Feezy is also part of the group called, Yaran North Side (YNS), – made up of music artists from the north, – that has already produced a single titled, ‘Da so samu ne’.

The rising artist described his art as “a reflection of my instincts, mood and creativity” because he makes music as his spirit is led.

In 2016, he released an album titled, ‘Feelings’ followed by an Extended Play (EP) record in 2017 titled, ‘Tune’. Abdullahi who commented on his debut album said, “It was composed of melodious songs about relationship scenarios.

“I gave it the title, ‘Feelings’ because the songs express different kinds of feelings you get when you’re in a relationship,” he explained.

On the EP album, ‘Tune’, the singer said: “That was composed of groovy songs with diverse styles.”

Feezy who released his work via digital music market platforms, said he used the Hausa language as the primary tool for his art because he hoped it would be the most common language for music in Nigeria and on the international scene.

Being creative works well for artists and it’s good one learns to play musical instruments.
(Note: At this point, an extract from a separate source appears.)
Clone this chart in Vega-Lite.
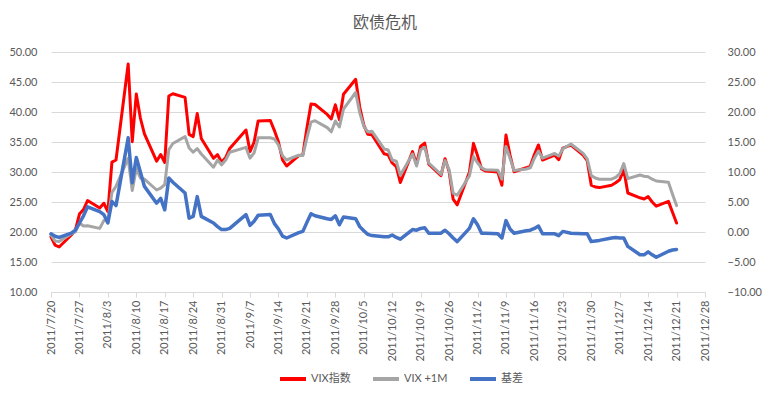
{
  "$schema": "https://vega.github.io/schema/vega-lite/v6.json",
  "width": 654,
  "height": 240,
  "autosize": "none",
  "padding": {"left": 51, "top": 52, "right": 65, "bottom": 105},
  "background": "white",
  "title": {"text": "欧债危机", "font": "Noto Sans CJK SC", "fontSize": 16, "fontWeight": "normal", "color": "#595959", "offset": 15, "dx": 7},
  "config": {"view": {"stroke": null}},
  "data": {"values": [
    {"d":"2011/07/20","vix":19.2,"fut":19.5,"basis":-0.3},
    {"d":"2011/07/21","vix":17.8,"fut":18.5,"basis":-0.7},
    {"d":"2011/07/22","vix":17.5,"fut":18.4,"basis":-0.9},
    {"d":"2011/07/25","vix":19.5,"fut":19.7,"basis":-0.2},
    {"d":"2011/07/26","vix":20.3,"fut":20.0,"basis":0.3},
    {"d":"2011/07/27","vix":22.98,"fut":21.5,"basis":1.5},
    {"d":"2011/07/28","vix":23.74,"fut":21.0,"basis":2.7},
    {"d":"2011/07/29","vix":25.25,"fut":21.05,"basis":4.2},
    {"d":"2011/08/01","vix":23.99,"fut":20.6,"basis":3.4},
    {"d":"2011/08/02","vix":24.79,"fut":21.9,"basis":2.9},
    {"d":"2011/08/03","vix":23.38,"fut":21.9,"basis":1.5},
    {"d":"2011/08/04","vix":31.66,"fut":26.6,"basis":5.1},
    {"d":"2011/08/05","vix":32.0,"fut":27.6,"basis":4.4},
    {"d":"2011/08/08","vix":48.0,"fut":32.3,"basis":15.7},
    {"d":"2011/08/09","vix":35.06,"fut":26.9,"basis":8.2},
    {"d":"2011/08/10","vix":42.99,"fut":30.6,"basis":12.4},
    {"d":"2011/08/11","vix":39.0,"fut":29.0,"basis":10.0},
    {"d":"2011/08/12","vix":36.36,"fut":28.8,"basis":7.6},
    {"d":"2011/08/15","vix":31.8,"fut":27.0,"basis":4.8},
    {"d":"2011/08/16","vix":32.91,"fut":27.3,"basis":5.6},
    {"d":"2011/08/17","vix":31.58,"fut":27.9,"basis":3.7},
    {"d":"2011/08/18","vix":42.67,"fut":33.7,"basis":9.0},
    {"d":"2011/08/19","vix":43.05,"fut":34.75,"basis":8.3},
    {"d":"2011/08/22","vix":42.44,"fut":35.9,"basis":6.5},
    {"d":"2011/08/23","vix":36.27,"fut":34.0,"basis":2.3},
    {"d":"2011/08/24","vix":35.9,"fut":33.3,"basis":2.6},
    {"d":"2011/08/25","vix":39.76,"fut":33.9,"basis":5.9},
    {"d":"2011/08/26","vix":35.59,"fut":33.0,"basis":2.6},
    {"d":"2011/08/29","vix":32.28,"fut":30.8,"basis":1.5},
    {"d":"2011/08/30","vix":32.89,"fut":32.0,"basis":0.9},
    {"d":"2011/08/31","vix":31.62,"fut":31.2,"basis":0.4},
    {"d":"2011/09/01","vix":32.4,"fut":32.0,"basis":0.4},
    {"d":"2011/09/02","vix":33.92,"fut":33.3,"basis":0.6},
    {"d":"2011/09/06","vix":37.0,"fut":34.1,"basis":2.9},
    {"d":"2011/09/07","vix":33.4,"fut":32.3,"basis":1.1},
    {"d":"2011/09/08","vix":35.0,"fut":33.2,"basis":1.8},
    {"d":"2011/09/09","vix":38.52,"fut":35.7,"basis":2.8},
    {"d":"2011/09/12","vix":38.59,"fut":35.7,"basis":2.9},
    {"d":"2011/09/13","vix":36.9,"fut":35.5,"basis":1.4},
    {"d":"2011/09/14","vix":35.0,"fut":34.5,"basis":0.5},
    {"d":"2011/09/15","vix":32.0,"fut":32.7,"basis":-0.7},
    {"d":"2011/09/16","vix":31.0,"fut":32.0,"basis":-1.0},
    {"d":"2011/09/19","vix":32.73,"fut":32.8,"basis":-0.1},
    {"d":"2011/09/20","vix":32.86,"fut":32.76,"basis":0.1},
    {"d":"2011/09/21","vix":37.32,"fut":35.7,"basis":1.6},
    {"d":"2011/09/22","vix":41.35,"fut":38.3,"basis":3.05},
    {"d":"2011/09/23","vix":41.25,"fut":38.55,"basis":2.7},
    {"d":"2011/09/26","vix":39.6,"fut":37.4,"basis":2.2},
    {"d":"2011/09/27","vix":38.84,"fut":36.7,"basis":2.1},
    {"d":"2011/09/28","vix":41.2,"fut":38.5,"basis":2.7},
    {"d":"2011/09/29","vix":38.7,"fut":37.5,"basis":1.2},
    {"d":"2011/09/30","vix":42.96,"fut":40.46,"basis":2.5},
    {"d":"2011/10/03","vix":45.45,"fut":43.25,"basis":2.2},
    {"d":"2011/10/04","vix":40.82,"fut":39.9,"basis":0.9},
    {"d":"2011/10/05","vix":37.81,"fut":37.6,"basis":0.2},
    {"d":"2011/10/06","vix":36.27,"fut":36.67,"basis":-0.4},
    {"d":"2011/10/07","vix":36.2,"fut":36.8,"basis":-0.6},
    {"d":"2011/10/10","vix":33.04,"fut":33.84,"basis":-0.8},
    {"d":"2011/10/11","vix":32.86,"fut":33.66,"basis":-0.8},
    {"d":"2011/10/12","vix":31.5,"fut":32.0,"basis":-0.5},
    {"d":"2011/10/13","vix":30.9,"fut":31.8,"basis":-0.9},
    {"d":"2011/10/14","vix":28.24,"fut":29.44,"basis":-1.2},
    {"d":"2011/10/17","vix":33.39,"fut":33.0,"basis":0.4},
    {"d":"2011/10/18","vix":31.3,"fut":31.0,"basis":0.3},
    {"d":"2011/10/19","vix":34.3,"fut":33.7,"basis":0.6},
    {"d":"2011/10/20","vix":34.8,"fut":34.1,"basis":0.7},
    {"d":"2011/10/21","vix":31.3,"fut":31.5,"basis":-0.2},
    {"d":"2011/10/24","vix":29.4,"fut":29.6,"basis":-0.2},
    {"d":"2011/10/25","vix":32.22,"fut":31.9,"basis":0.3},
    {"d":"2011/10/26","vix":30.1,"fut":30.4,"basis":-0.3},
    {"d":"2011/10/27","vix":25.46,"fut":26.46,"basis":-1.0},
    {"d":"2011/10/28","vix":24.53,"fut":26.13,"basis":-1.6},
    {"d":"2011/10/31","vix":29.96,"fut":29.36,"basis":0.6},
    {"d":"2011/11/01","vix":34.77,"fut":32.57,"basis":2.2},
    {"d":"2011/11/02","vix":32.74,"fut":31.54,"basis":1.2},
    {"d":"2011/11/03","vix":30.5,"fut":30.7,"basis":-0.2},
    {"d":"2011/11/04","vix":30.16,"fut":30.36,"basis":-0.2},
    {"d":"2011/11/07","vix":30.0,"fut":30.3,"basis":-0.3},
    {"d":"2011/11/08","vix":27.8,"fut":28.8,"basis":-1.0},
    {"d":"2011/11/09","vix":36.16,"fut":34.26,"basis":1.9},
    {"d":"2011/11/10","vix":32.81,"fut":32.3,"basis":0.5},
    {"d":"2011/11/11","vix":30.04,"fut":30.24,"basis":-0.2},
    {"d":"2011/11/14","vix":30.7,"fut":30.5,"basis":0.2},
    {"d":"2011/11/15","vix":31.0,"fut":30.7,"basis":0.3},
    {"d":"2011/11/16","vix":32.9,"fut":32.3,"basis":0.6},
    {"d":"2011/11/17","vix":34.51,"fut":33.5,"basis":1.0},
    {"d":"2011/11/18","vix":32.0,"fut":32.3,"basis":-0.3},
    {"d":"2011/11/21","vix":32.8,"fut":33.1,"basis":-0.3},
    {"d":"2011/11/22","vix":32.05,"fut":32.65,"basis":-0.6},
    {"d":"2011/11/23","vix":33.98,"fut":33.88,"basis":0.1},
    {"d":"2011/11/25","vix":34.47,"fut":34.67,"basis":-0.2},
    {"d":"2011/11/28","vix":32.8,"fut":33.1,"basis":-0.3},
    {"d":"2011/11/29","vix":31.9,"fut":32.2,"basis":-0.3},
    {"d":"2011/11/30","vix":27.8,"fut":29.4,"basis":-1.6},
    {"d":"2011/12/01","vix":27.5,"fut":29.0,"basis":-1.5},
    {"d":"2011/12/02","vix":27.4,"fut":28.8,"basis":-1.4},
    {"d":"2011/12/05","vix":27.8,"fut":28.8,"basis":-1.0},
    {"d":"2011/12/06","vix":28.2,"fut":29.1,"basis":-0.9},
    {"d":"2011/12/07","vix":28.7,"fut":29.7,"basis":-1.0},
    {"d":"2011/12/08","vix":30.4,"fut":31.4,"basis":-1.0},
    {"d":"2011/12/09","vix":26.5,"fut":28.9,"basis":-2.4},
    {"d":"2011/12/12","vix":25.7,"fut":29.5,"basis":-3.8},
    {"d":"2011/12/13","vix":25.5,"fut":29.3,"basis":-3.8},
    {"d":"2011/12/14","vix":25.9,"fut":29.2,"basis":-3.3},
    {"d":"2011/12/15","vix":25.0,"fut":28.8,"basis":-3.8},
    {"d":"2011/12/16","vix":24.3,"fut":28.5,"basis":-4.2},
    {"d":"2011/12/19","vix":25.1,"fut":28.3,"basis":-3.2},
    {"d":"2011/12/20","vix":23.3,"fut":26.3,"basis":-3.0},
    {"d":"2011/12/21","vix":21.5,"fut":24.4,"basis":-2.9}
  ]},
  "encoding": {
    "x": {
      "field": "d", "type": "temporal",
      "scale": {"domain": [{"year": 2011, "month": 7, "date": 20}, {"year": 2011, "month": 12, "date": 28}]},
      "axis": {
        "title": null, "grid": false, "format": "%Y/%-m/%-d", "labelAngle": 270,
        "values": [
          {"year": 2011, "month": 7, "date": 20}, {"year": 2011, "month": 7, "date": 27},
          {"year": 2011, "month": 8, "date": 3}, {"year": 2011, "month": 8, "date": 10},
          {"year": 2011, "month": 8, "date": 17}, {"year": 2011, "month": 8, "date": 24},
          {"year": 2011, "month": 8, "date": 31}, {"year": 2011, "month": 9, "date": 7},
          {"year": 2011, "month": 9, "date": 14}, {"year": 2011, "month": 9, "date": 21},
          {"year": 2011, "month": 9, "date": 28}, {"year": 2011, "month": 10, "date": 5},
          {"year": 2011, "month": 10, "date": 12}, {"year": 2011, "month": 10, "date": 19},
          {"year": 2011, "month": 10, "date": 26}, {"year": 2011, "month": 11, "date": 2},
          {"year": 2011, "month": 11, "date": 9}, {"year": 2011, "month": 11, "date": 16},
          {"year": 2011, "month": 11, "date": 23}, {"year": 2011, "month": 11, "date": 30},
          {"year": 2011, "month": 12, "date": 7}, {"year": 2011, "month": 12, "date": 14},
          {"year": 2011, "month": 12, "date": 21}, {"year": 2011, "month": 12, "date": 28}
        ],
        "domainColor": "#d9d9d9", "tickColor": "#d9d9d9", "tickSize": 5,
        "labelFont": "Lato", "labelFontSize": 11, "labelColor": "#595959", "labelPadding": 3, "labelOverlap": false
      }
    },
    "color": {
      "field": "series", "type": "nominal",
      "scale": {"domain": ["vix", "fut", "basis"], "range": ["#FF0000", "#A5A5A5", "#4472C4"]},
      "legend": {
        "title": null, "orient": "none", "legendX": 227, "legendY": 312, "direction": "horizontal",
        "symbolType": "stroke", "symbolStrokeWidth": 4, "symbolSize": 676,
        "labelExpr": "datum.value == 'vix' ? 'VIX指数' : datum.value == 'fut' ? 'VIX +1M' : '基差'",
        "labelFont": "Lato, Noto Sans CJK SC", "labelFontSize": 11, "labelColor": "#595959",
        "columnPadding": 14, "labelOffset": 3
      }
    }
  },
  "layer": [
    {
      "encoding": {
        "y": {
          "field": "value", "type": "quantitative",
          "scale": {"domain": [10, 50], "nice": false, "zero": false},
          "axis": {
            "title": null, "values": [10, 15, 20, 25, 30, 35, 40, 45, 50], "format": ".2f",
            "grid": true, "gridColor": "#d9d9d9", "domain": false, "ticks": false,
            "labelFont": "Lato", "labelFontSize": 11, "labelColor": "#595959", "labelPadding": 14
          }
        }
      },
      "layer": [
        {
          "transform": [{"fold": ["vix"], "as": ["series", "value"]}],
          "mark": {"type": "line", "strokeWidth": 3, "strokeJoin": "round", "strokeCap": "round"}
        },
        {
          "transform": [{"fold": ["fut"], "as": ["series", "value"]}],
          "mark": {"type": "line", "strokeWidth": 3, "strokeJoin": "round", "strokeCap": "round"}
        }
      ]
    },
    {
      "transform": [{"fold": ["basis"], "as": ["series", "value"]}],
      "mark": {"type": "line", "strokeWidth": 3.5, "strokeJoin": "round", "strokeCap": "round"},
      "encoding": {
        "y": {
          "field": "value", "type": "quantitative",
          "scale": {"domain": [-10, 30], "nice": false, "zero": false},
          "axis": {
            "title": null, "orient": "right", "values": [-10, -5, 0, 5, 10, 15, 20, 25, 30], "format": ".2f",
            "grid": false, "domain": false, "ticks": false,
            "labelFont": "Lato", "labelFontSize": 11, "labelColor": "#595959", "labelPadding": 22
          }
        }
      }
    }
  ],
  "resolve": {"scale": {"y": "independent"}}
}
This is the case with Abdullahi who plays the piano. “The cool sound it gives when a professional is playing it is amazing. So I started learning it by myself with the help of some YouTube tutorials.”

Abdulhafiz Abdullahi whose stage name is Feezy
Abdulhafiz Abdullahi whose stage name is Feezy

Feezy who also works as a cinematographer, said he funded his first album through his work as a producer. “I saved funds from studio productions I did for other artists so that I can be able to record, release and promote my first album.”

Feezy said he was inspired by the works of Loote, Owl City, Jon Bellion, Joeboy and Johnny Drille. With no formal training in music, Feezy had to grow his songs writing skills through dedication and research on the Internet.

To him, geographical location is no longer a barrier to break even in the music industry.

“I believed this in the past years but with the way the Internet changed the commercial music business, I don’t believe you have or must be in Lagos to become a commercial success anymore.

“Music business has excelled in terms of commercial marketing and promotion. You can now sell and promote your music digitally from wherever you are. For me, I think you can become commercially successful from wherever you are,” Abdullahi said.